**DATA FOR THIS TASK:**
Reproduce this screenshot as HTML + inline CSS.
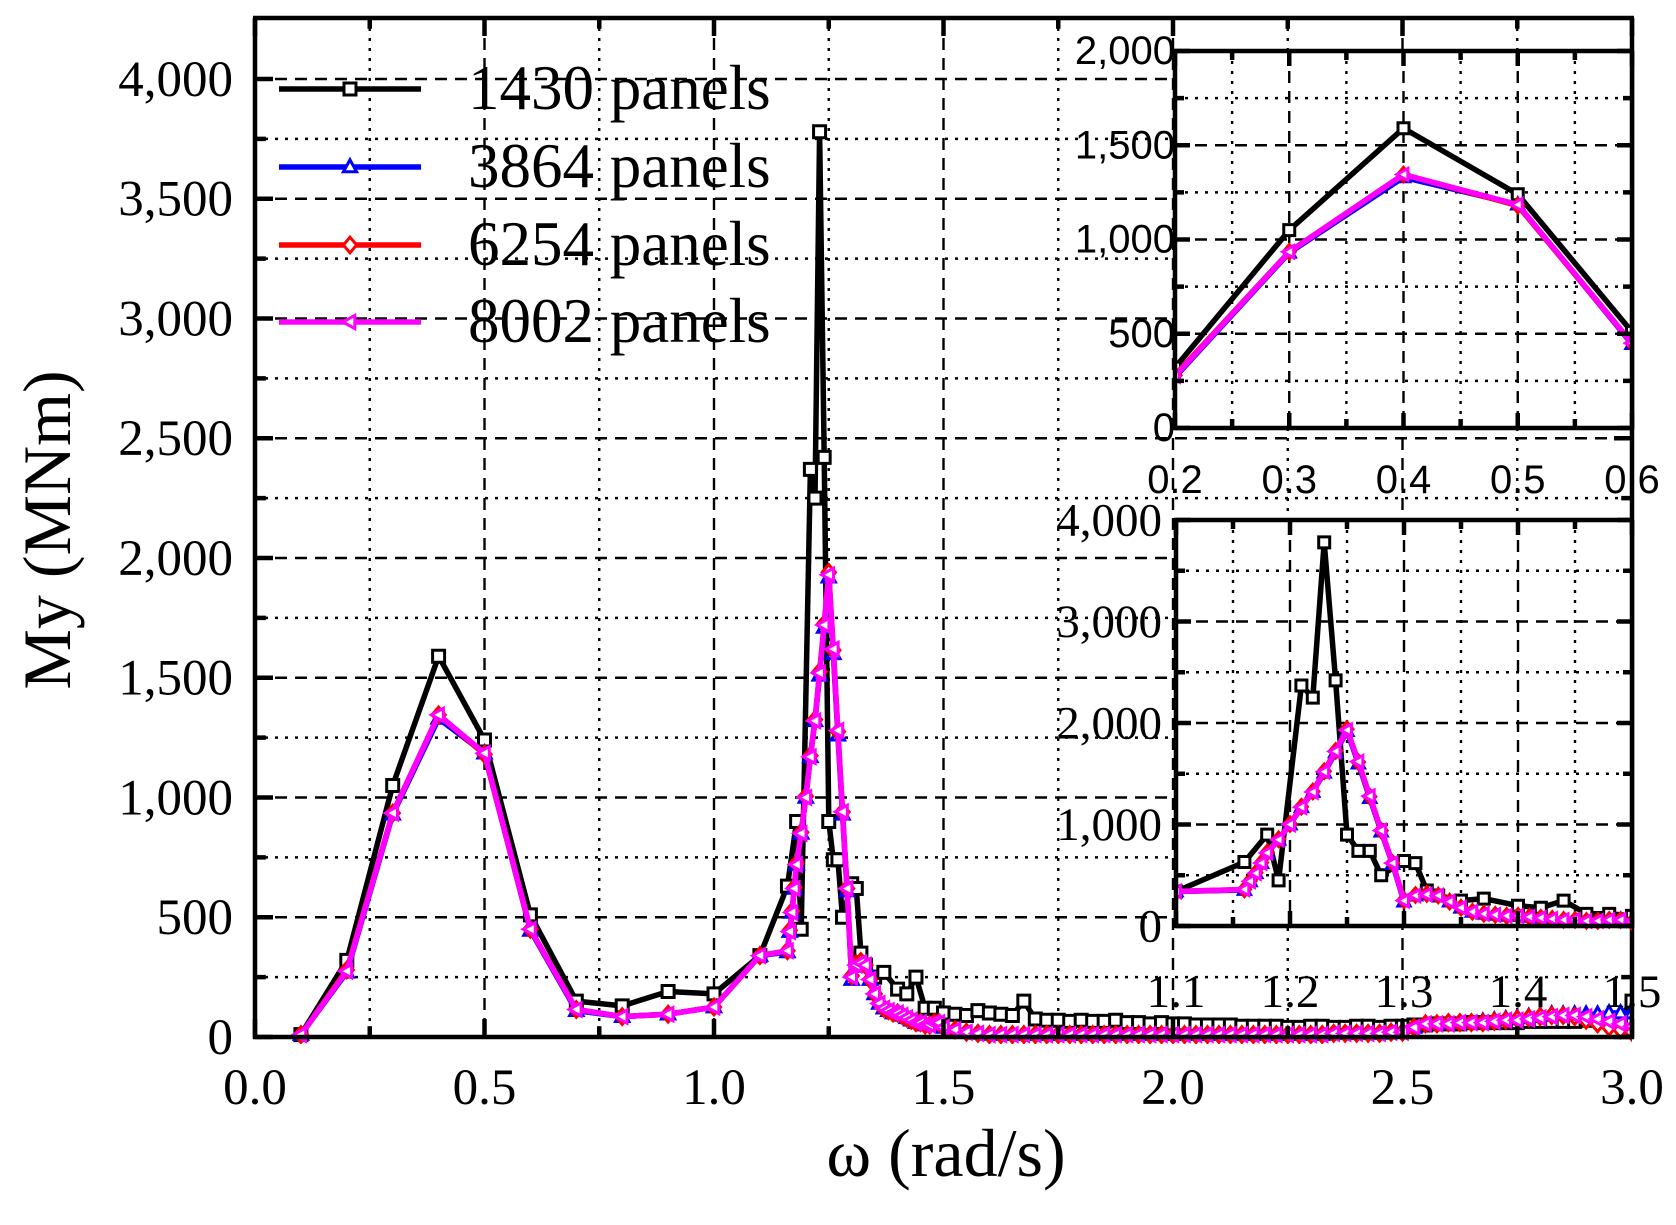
<!DOCTYPE html>
<html><head><meta charset="utf-8">
<style>
html,body{margin:0;padding:0;background:#fff;}
svg{display:block;}
text{font-family:"Liberation Serif",serif;fill:#000;}
.sans{font-family:"Liberation Sans",sans-serif;}
</style></head>
<body>
<svg id="chart" width="1676" height="1225" viewBox="0 0 1676 1225" xmlns="http://www.w3.org/2000/svg"></svg>
<script>
// ---- data ----
const seriesNames = ["1430 panels","3864 panels","6254 panels","8002 panels"];
const blackX = [0.1,0.2,0.3,0.4,0.5,0.6,0.7,0.8,0.9,1.0,1.1,1.16,1.18,1.19,1.21,1.22,1.23,1.24,1.25,1.26,1.27,1.28,1.3,1.31,1.32,1.33,1.35,1.37,1.4,1.42,1.44,1.46,1.48];
const blackHead = [10,320,1050,1590,1240,510,150,130,190,180,340,630,900,450,2370,2250,3780,2420,900,740,740,500,640,620,350,300,250,270,200,180,250,120,120];
const colX = [0.1,0.2,0.3,0.4,0.5,0.6,0.7,0.8,0.9,1.0,1.1,1.16,1.165,1.17,1.175,1.18,1.19,1.2,1.21,1.22,1.23,1.24,1.25,1.26,1.27,1.28,1.29,1.3,1.31,1.32,1.33,1.34,1.35,1.36,1.37,1.38,1.39,1.4,1.41,1.42,1.43,1.44,1.45,1.46,1.47,1.48,1.49];
const magHead = [10,275,935,1345,1185,450,115,85,95,125,340,360,440,520,620,720,850,1000,1170,1320,1520,1720,1930,1620,1280,940,620,250,300,310,300,240,180,140,120,110,100,100,90,80,70,60,60,50,50,60,60];
const blueHead = [10,270,930,1330,1185,445,110,85,95,125,340,355,440,520,620,720,850,1000,1170,1320,1510,1710,1920,1600,1260,930,610,240,300,310,300,240,180,140,120,110,100,100,90,80,70,60,60,50,50,60,60];
const redHead = [10,280,935,1345,1180,450,115,85,95,125,340,360,445,525,625,725,855,1005,1175,1325,1525,1725,1940,1615,1275,940,620,255,305,315,300,240,180,140,120,110,100,100,90,80,70,60,60,50,50,60,60];
const tailX = [1.5,1.525,1.55,1.575,1.6,1.625,1.65,1.675,1.7,1.725,1.75,1.775,1.8,1.825,1.85,1.875,1.9,1.925,1.95,1.975,2.0,2.025,2.05,2.075,2.1,2.125,2.15,2.175,2.2,2.225,2.25,2.275,2.3,2.325,2.35,2.375,2.4,2.425,2.45,2.475,2.5,2.525,2.55,2.575,2.6,2.625,2.65,2.675,2.7,2.725,2.75,2.775,2.8,2.825,2.85,2.875,2.9,2.925,2.95,2.975,3.0];
const blackTail = [100,95,90,110,100,95,90,150,75,70, 70,65,70,65,65,70,60,60,55,60, 55,55,50,50,50,50,45,45,45,45, 40,40,45,45,40,40,45,45,40,45, 45,50,50,55,55,55,60,60,60,60, 60,65,65,65,65,65,70,70,75,80, 150];
const magTail = [40,30,20,15,10,10,10,10,10,10, 10,10,10,10,10,10,10,10,10,10, 10,10,10,10,10,10,10,10,10,10, 10,10,10,10,15,15,15,15,15,20, 20,40,55,55,55,60,60,60,65,70, 70,75,80,85,90,90,85,75,65,55, 45];
const blueTail = [40,30,20,15,10,10,10,10,10,10, 10,10,10,10,10,10,10,10,10,10, 10,10,10,10,10,10,10,10,10,10, 10,10,10,10,15,15,15,15,15,20, 20,40,55,55,60,60,60,65,70,75, 80,85,90,95,95,95,95,95,100,100, 100];
const redTail = [40,30,20,15,10,10,10,10,10,10, 10,10,10,10,10,10,10,10,10,10, 10,10,10,10,10,10,10,10,10,10, 10,10,10,10,15,15,15,15,15,20, 20,40,55,55,60,60,60,60,65,70, 75,80,85,90,90,85,70,55,40,30, 20];
const mainXTicks = ["0.0","0.5","1.0","1.5","2.0","2.5","3.0"];
const mainYTicks = ["0","500","1,000","1,500","2,000","2,500","3,000","3,500","4,000"];
const in1XTicks = ["0.2","0.3","0.4","0.5","0.6"];
const in1YTicks = ["0","500","1,000","1,500","2,000"];
const in2XTicks = ["1.1","1.2","1.3","1.4","1.5"];
const in2YTicks = ["0","1,000","2,000","3,000","4,000"];

const NS="http://www.w3.org/2000/svg";
const svg=document.getElementById('chart');
function mk(tag,attrs,parent){const e=document.createElementNS(NS,tag);for(const k in attrs)e.setAttribute(k,attrs[k]);(parent||svg).appendChild(e);return e;}

const series=[
 {name:'series-1430-panels',color:'#000',marker:'square',x:blackX.concat(tailX),y:blackHead.concat(blackTail)},
 {name:'series-3864-panels',color:'#0000ff',marker:'triup',x:colX.concat(tailX),y:blueHead.concat(blueTail)},
 {name:'series-6254-panels',color:'#ff0000',marker:'diamond',x:colX.concat(tailX),y:redHead.concat(redTail)},
 {name:'series-8002-panels',color:'#ff00ff',marker:'trileft',x:colX.concat(tailX),y:magHead.concat(magTail)}
];

function marker(g,type,cx,cy,s,color){
  let d;
  if(type==='square')d=`M${cx-s},${cy-s}h${2*s}v${2*s}h${-2*s}z`;
  else if(type==='triup')d=`M${cx},${cy-s*1.2}L${cx+s*1.1},${cy+s*0.8}L${cx-s*1.1},${cy+s*0.8}z`;
  else if(type==='diamond')d=`M${cx},${cy-s*1.3}L${cx+s*1.1},${cy}L${cx},${cy+s*1.3}L${cx-s*1.1},${cy}z`;
  else d=`M${cx-s*1.2},${cy}L${cx+s*0.8},${cy-s*1.1}L${cx+s*0.8},${cy+s*1.1}z`;
  const p=mk('path',{d:d,fill:'#fff',stroke:color,'stroke-width':3},g);
  
  
}

function panel(cfg){
  const {name,L,R,T,B,x0,x1,y0,y1,xMaj,xMin,yMaj,yMin,xLabels,yLabels,fs,xlY,ylX,sans,top}=cfg;
  const g=mk('g',{});
  
  
  const sx=v=>L+(v-x0)/(x1-x0)*(R-L);
  const sy=v=>B-(v-y0)/(y1-y0)*(B-T);
  if(cfg.bg){mk('rect',{x:L,y:top,width:R-L,height:B-top,fill:'#fff'},g);}
  const gt=top;
  const grid=mk('g',{},g);
  
  
  for(let v=x0+xMin;v<x1-1e-9;v+=xMin){
    const isMaj=Math.abs(Math.round((v-x0)/xMaj)*xMaj-(v-x0))<1e-6;
    mk('line',{x1:sx(v),x2:sx(v),y1:gt,y2:B,stroke:'#000','stroke-width':2.4,'stroke-dasharray':isMaj?'12,8':'3,7'},grid);
  }
  for(let v=y0+yMin;v<=y1+1e-9;v+=yMin){
    const isMaj=Math.abs(Math.round((v-y0)/yMaj)*yMaj-(v-y0))<1e-6;
    if(sy(v)<gt-1)continue;
    mk('line',{x1:L,x2:R,y1:sy(v),y2:sy(v),stroke:'#000','stroke-width':2.4,'stroke-dasharray':isMaj?'12,8':'3,7'},grid);
  }
  const cid='clip-'+name;
  const cp=mk('clipPath',{id:cid},g);mk('rect',{x:L,y:gt,width:R-L,height:B-gt+7},cp);
  const sg=mk('g',{'clip-path':`url(#${cid})`},g);
  series.forEach(s=>{
    const sgg=mk('g',{},sg);
    
    
    let pts=[];
    for(let i=0;i<Math.min(s.x.length,s.y.length);i++)pts.push(sx(s.x[i]).toFixed(1)+','+sy(s.y[i]).toFixed(1));
    mk('polyline',{points:pts.join(' '),fill:'none',stroke:s.color,'stroke-width':5.5,'stroke-linejoin':'round'},sgg);
    for(let i=0;i<Math.min(s.x.length,s.y.length);i++){
      if(s.x[i]<x0-0.02||s.x[i]>x1+0.02)continue;
      marker(sgg,s.marker,sx(s.x[i]),sy(s.y[i]),cfg.ms,s.color);
    }
  });
  mk('line',{x1:L,x2:L,y1:top,y2:B+2,stroke:'#000','stroke-width':4.5},g);
  mk('line',{x1:L-2,x2:R+2,y1:B,y2:B,stroke:'#000','stroke-width':4.5},g);
  mk('line',{x1:R,x2:R,y1:top,y2:B+2,stroke:'#000','stroke-width':4.5},g);
  mk('line',{x1:L-2,x2:R+2,y1:top,y2:top,stroke:'#000','stroke-width':4.5},g);
  for(let v=x0;v<=x1+1e-9;v+=xMin){
    const isMaj=Math.abs(Math.round((v-x0)/xMaj)*xMaj-(v-x0))<1e-6;
    const len=isMaj?cfg.tl:cfg.tl*0.6;
    mk('line',{x1:sx(v),x2:sx(v),y1:B,y2:B-len,stroke:'#000','stroke-width':4.5},g);
    mk('line',{x1:sx(v),x2:sx(v),y1:top,y2:top+len,stroke:'#000','stroke-width':4.5},g);
  }
  for(let v=y0;v<=y1+1e-9;v+=yMin){
    const isMaj=Math.abs(Math.round((v-y0)/yMaj)*yMaj-(v-y0))<1e-6;
    const len=isMaj?cfg.tl:cfg.tl*0.6;
    mk('line',{x1:L,x2:L+len,y1:sy(v),y2:sy(v),stroke:'#000','stroke-width':4.5},g);
    mk('line',{x1:R,x2:R-len,y1:sy(v),y2:sy(v),stroke:'#000','stroke-width':4.5},g);
  }
  xLabels.forEach((t,i)=>{
    const e=mk('text',{x:sx(x0+i*xMaj),y:xlY,'font-size':fs,'text-anchor':'middle'},g);
    if(sans)e.setAttribute('class','sans');
    e.textContent=t;
    
    
  });
  yLabels.forEach((t,i)=>{
    const e=mk('text',{x:ylX,y:sy(y0+i*yMaj)+fs*0.33,'font-size':fs,'text-anchor':'end'},g);
    if(sans)e.setAttribute('class','sans');
    e.textContent=t;
    
    
  });
  return g;
}

panel({name:'main-plot',L:255,R:1632,T:79,B:1037,top:18,x0:0,x1:3,y0:0,y1:4000,xMaj:0.5,xMin:0.25,yMaj:500,yMin:250,
  xLabels:mainXTicks,yLabels:mainYTicks,fs:51,xlY:1104,ylX:233,ms:6,tl:18});
panel({name:'inset-low-frequency',bg:true,L:1175,R:1632,T:51,B:428,top:51,x0:0.2,x1:0.6,y0:0,y1:2000,xMaj:0.1,xMin:0.05,yMaj:500,yMin:250,
  xLabels:in1XTicks,yLabels:in1YTicks,fs:40,xlY:493,ylX:1175,sans:true,ms:5.5,tl:15});
panel({name:'inset-resonance',bg:true,L:1176,R:1632,T:520,B:926,top:520,x0:1.1,x1:1.5,y0:0,y1:4000,xMaj:0.1,xMin:0.05,yMaj:1000,yMin:500,
  xLabels:in2XTicks,yLabels:in2YTicks,fs:47,xlY:1007,ylX:1162,ms:5.5,tl:15});

const lg=mk('g',{});


const lys=[89,167,245,322];
series.forEach((s,i)=>{
  const e=mk('g',{},lg);
  
  
  mk('line',{x1:279,x2:421,y1:lys[i],y2:lys[i],stroke:s.color,'stroke-width':5.5},e);
  marker(e,s.marker,350,lys[i],6,s.color);
  const t=mk('text',{x:468,y:lys[i]+20,'font-size':63},e);
  t.textContent=seriesNames[i];
});

const xt=mk('text',{x:946,y:1176,'font-size':68,'text-anchor':'middle'});
xt.textContent='ω (rad/s)';


const yt=mk('text',{x:0,y:0,'font-size':68,'text-anchor':'middle',transform:'translate(70,530) rotate(-90)'});
yt.textContent='My (MNm)';


</script>
</body></html>
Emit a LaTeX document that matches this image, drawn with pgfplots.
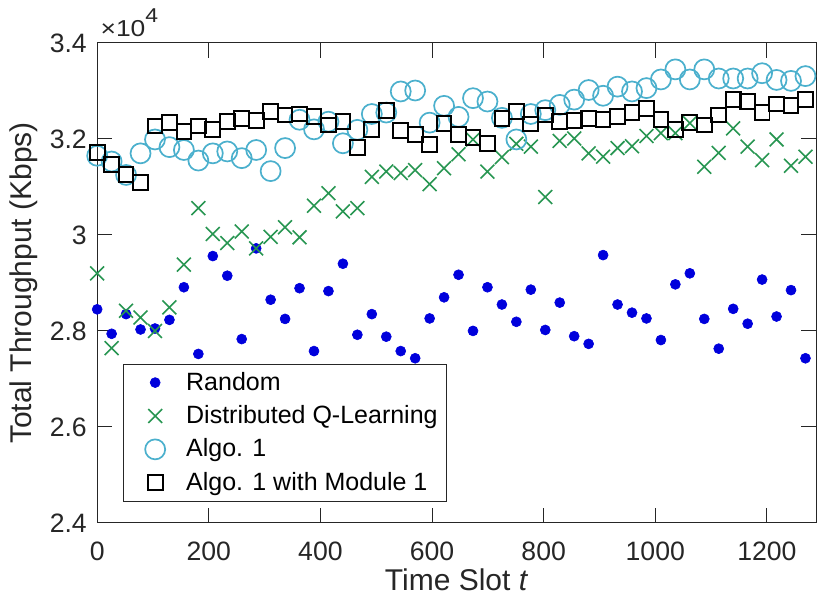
\documentclass[border=0pt]{standalone}
\usepackage{pgfplots}
\pgfplotsset{compat=1.18}
\usepackage{pgfplotstable}
\usepackage{fontspec}
\setmainfont{Liberation Sans}
\definecolor{rndblue}{RGB}{0,0,220}
\definecolor{dqlgreen}{RGB}{40,150,82}
\definecolor{algcyan}{RGB}{75,176,205}
\definecolor{axgray}{RGB}{38,38,38}

\pgfplotstableread{
t rnd dql alg mod
0 2.845 2.920 3.165 3.172
25.9 2.794 2.764 3.153 3.146
51.8 2.835 2.842 3.125 3.126
77.7 2.803 2.828 3.170 3.109
103.6 2.805 2.800 3.199 3.227
129.5 2.823 2.849 3.183 3.234
155.4 2.891 2.938 3.177 3.215
181.3 2.752 3.056 3.155 3.227
207.2 2.956 3.002 3.170 3.219
233.1 2.915 2.983 3.174 3.236
259 2.783 3.007 3.160 3.242
284.9 2.972 2.972 3.177 3.238
310.8 2.865 2.996 3.133 3.257
336.7 2.825 3.016 3.181 3.250
362.6 2.889 2.995 3.240 3.252
388.5 2.758 3.061 3.220 3.246
414.4 2.883 3.087 3.236 3.229
440.3 2.940 3.049 3.191 3.236
466.2 2.792 3.056 3.219 3.183
492.1 2.835 3.121 3.252 3.219
518 2.788 3.132 3.255 3.260
543.9 2.758 3.129 3.299 3.217
569.8 2.743 3.135 3.301 3.210
595.7 2.826 3.106 3.234 3.189
621.6 2.870 3.139 3.269 3.233
647.5 2.917 3.168 3.246 3.210
673.4 2.800 3.199 3.285 3.203
699.3 2.891 3.132 3.278 3.191
725.2 2.855 3.162 3.244 3.242
751.1 2.819 3.190 3.199 3.257
777 2.886 3.184 3.252 3.231
802.9 2.802 3.079 3.260 3.250
828.8 2.859 3.196 3.271 3.236
854.7 2.789 3.201 3.282 3.238
880.6 2.773 3.170 3.302 3.242
906.5 2.958 3.163 3.290 3.240
932.4 2.855 3.181 3.309 3.246
958.3 2.838 3.185 3.299 3.255
984.2 2.826 3.206 3.306 3.264
1010.1 2.781 3.212 3.324 3.240
1036 2.897 3.212 3.345 3.220
1061.9 2.920 3.233 3.324 3.234
1087.8 2.825 3.142 3.345 3.229
1113.7 2.763 3.171 3.326 3.250
1139.6 2.846 3.222 3.326 3.283
1165.5 2.815 3.184 3.326 3.278
1191.4 2.907 3.156 3.337 3.255
1217.3 2.830 3.199 3.323 3.273
1243.2 2.885 3.144 3.321 3.269
1269.1 2.743 3.163 3.331 3.283
}\datatable

\begin{document}
\begin{tikzpicture}
\path[use as bounding box] (-48.6pt,-40pt) rectangle (360pt,261.5pt);
\begin{axis}[
  scale only axis,
  width=359.5pt, height=240pt,
  at={(0,0)}, anchor=south west,
  xmin=0, xmax=1288, ymin=2.4, ymax=3.4,
  xtick={0,200,400,600,800,1000,1200},
  ytick={2.4,2.6,2.8,3,3.2,3.4},
  /pgf/number format/1000 sep={},
  /pgf/number format/assume math mode=true,
  tick align=inside, tick pos=both,
  xticklabel pos=lower, yticklabel pos=left,
  major tick length=7.5pt,
  axis line style={axgray, line width=0.5pt},
  tick style={axgray, line width=0.5pt},
  ticklabel style={font=\fontsize{13.3}{16}\selectfont, text=axgray},
  xticklabel style={inner sep=0pt, yshift=-9.3pt},
  yticklabel style={inner sep=0pt, xshift=-5pt},
  label style={font=\fontsize{15}{18}\selectfont, text=axgray},
  xlabel={Time Slot \textit{t}},
  ylabel={Total Throughput (Kbps)},
  xlabel style={at={(rel axis cs:0.5,0)}, anchor=center, yshift=-28.5pt},
  ylabel style={at={(rel axis cs:0,0.5)}, anchor=center, yshift=36.5pt},
  clip=false,
  legend cell align=left,
  legend style={at={(rel axis cs:0.0366,0.0444)}, anchor=south west,
    font=\fontsize{12.5}{15}\selectfont, draw=axgray, line width=0.5pt,
    inner xsep=4.6pt, inner ysep=2.4pt, row sep=3.2pt, column sep=4.5pt,
    nodes={inner sep=0pt, text height=10.5pt, text depth=3pt}},
  legend image code/.code={\path[draw=none, fill=none] (0pt,-2pt) rectangle (22pt,2pt); \draw[#1] plot coordinates {(11pt,0pt)};},
]
\addplot[only marks, mark=*, mark size=2.5pt, draw=rndblue, fill=rndblue, line width=0.3pt] table[x=t,y=rnd]{\datatable};
\addlegendentry{Random}
\addplot[only marks, mark=x, mark size=4.9pt, draw=dqlgreen, line width=0.8pt] table[x=t,y=dql]{\datatable};
\addlegendentry{Distributed Q-Learning}
\addplot[only marks, mark=o, mark size=5pt, draw=algcyan, line width=0.85pt] table[x=t,y=alg]{\datatable};
\addlegendentry{Algo. 1}
\addplot[only marks, mark=square, mark size=3.7pt, draw=black, line width=1pt] table[x=t,y=mod]{\datatable};
\addlegendentry{Algo. 1 with Module 1}
\node[anchor=base west, inner sep=0pt, font=\fontsize{11.5}{14}\selectfont, text=axgray] at (rel axis cs:0,1) [xshift=1.5pt, yshift=3pt] {\scalebox{1.15}[1]{×10\raisebox{7pt}{\fontsize{10}{12}\selectfont 4}}};
\end{axis}
\end{tikzpicture}
\end{document}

**THE REQUEST:** Which lines include the word "with"? List them all.

**WRITTEN SOLUTION:**
Emit a LaTeX document that matches this image, drawn with pgfplots.
\addlegendentry{Algo. 1 with Module 1}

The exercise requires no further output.